● **Work to do**
Print the listing below from its opening line through the line holding "ax.bar(x, values, width=0.513, color=colors)", both ends included.

● **Provided records**
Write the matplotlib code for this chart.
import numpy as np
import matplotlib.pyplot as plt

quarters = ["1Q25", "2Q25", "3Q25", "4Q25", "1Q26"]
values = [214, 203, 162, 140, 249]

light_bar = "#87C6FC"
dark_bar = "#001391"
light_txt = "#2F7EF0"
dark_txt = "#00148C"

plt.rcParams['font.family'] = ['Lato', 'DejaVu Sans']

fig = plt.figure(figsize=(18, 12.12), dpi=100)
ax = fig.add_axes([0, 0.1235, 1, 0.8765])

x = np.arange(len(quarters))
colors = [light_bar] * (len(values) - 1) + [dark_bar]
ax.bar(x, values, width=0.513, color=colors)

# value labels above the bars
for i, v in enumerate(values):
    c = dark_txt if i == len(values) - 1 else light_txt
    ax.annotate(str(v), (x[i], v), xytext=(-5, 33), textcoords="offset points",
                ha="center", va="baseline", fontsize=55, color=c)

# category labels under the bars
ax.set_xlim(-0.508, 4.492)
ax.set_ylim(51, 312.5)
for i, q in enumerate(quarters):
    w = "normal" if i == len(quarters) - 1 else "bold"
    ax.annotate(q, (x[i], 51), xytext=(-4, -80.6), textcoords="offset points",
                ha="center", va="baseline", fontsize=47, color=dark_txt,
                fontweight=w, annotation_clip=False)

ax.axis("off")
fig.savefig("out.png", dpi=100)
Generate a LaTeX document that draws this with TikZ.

● **The result**
Write the matplotlib code for this chart.
import numpy as np
import matplotlib.pyplot as plt

quarters = ["1Q25", "2Q25", "3Q25", "4Q25", "1Q26"]
values = [214, 203, 162, 140, 249]

light_bar = "#87C6FC"
dark_bar = "#001391"
light_txt = "#2F7EF0"
dark_txt = "#00148C"

plt.rcParams['font.family'] = ['Lato', 'DejaVu Sans']

fig = plt.figure(figsize=(18, 12.12), dpi=100)
ax = fig.add_axes([0, 0.1235, 1, 0.8765])

x = np.arange(len(quarters))
colors = [light_bar] * (len(values) - 1) + [dark_bar]
ax.bar(x, values, width=0.513, color=colors)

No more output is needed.